De lembrar que o governo de Angola participou, a 8 de Março de 2023, no Comité dos Direitos Humanos das Pessoas com Deficiência, na sede das Nações Unidas, em Genebra, Suíça, onde apresentou o nível de implementação da respectiva convenção. A delegação angolana foi encabeçada por Alcina Cunha Kindanda, secretária de Estado da Família e Promoção da Mulher, que apresentou dados estatísticos das pessoas com deficiência em Angola, que regista 656.258 pessoas com deficiência, representando 2,5 por centro da população em todo o País. Deste número, 50 por cento vivem nas zonas urbanas e a deficiência física é a que mais afectam os cidadãos. 56 por cento são homens. Estes dados estatísticos poderão ser actualizados com o novo censo geral da população que foi realizado neste ano.

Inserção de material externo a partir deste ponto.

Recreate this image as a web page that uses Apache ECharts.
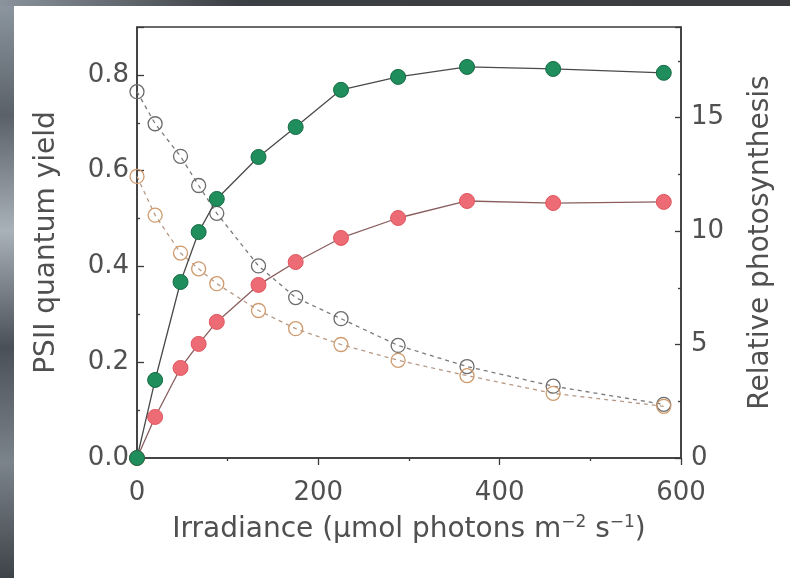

A secretária de Estado da Família e Promoção da Mulher mencionou também em Genebra a importância da Lei 10/16, de 27 de Julho, como sendo a lei que vai trazer comodidade às pessoas com deficiência no que diz respeito as acessibilidades. Kindanda terá garantido ao Comité da ONU que, quanto à acessibilidade, “todas as infraestruturas de referência em Angola estão projectadas tendo em conta as condições das pessoas com deficiência, desde as instalações de rampas de acesso, balneários adaptados, elevadores e áreas próprias para cadeirantes”, afirmação contestada pelas pessoas com deficiência que no dia-a-dia se deparam com barreiras arquitectónicos em instituições públicas como tribunais, parlamento, governos provinciais e municipais, escolas e outras instituições públicas e privadas.

O elevado número de pessoas com deficiência é apontado pelas causas dos conflitos armados que assolaram o País e por ainda existir muitas minas terrestres em todo território nacional, seguido da sinistralidade rodoviária que tem crescido de forma alarmante.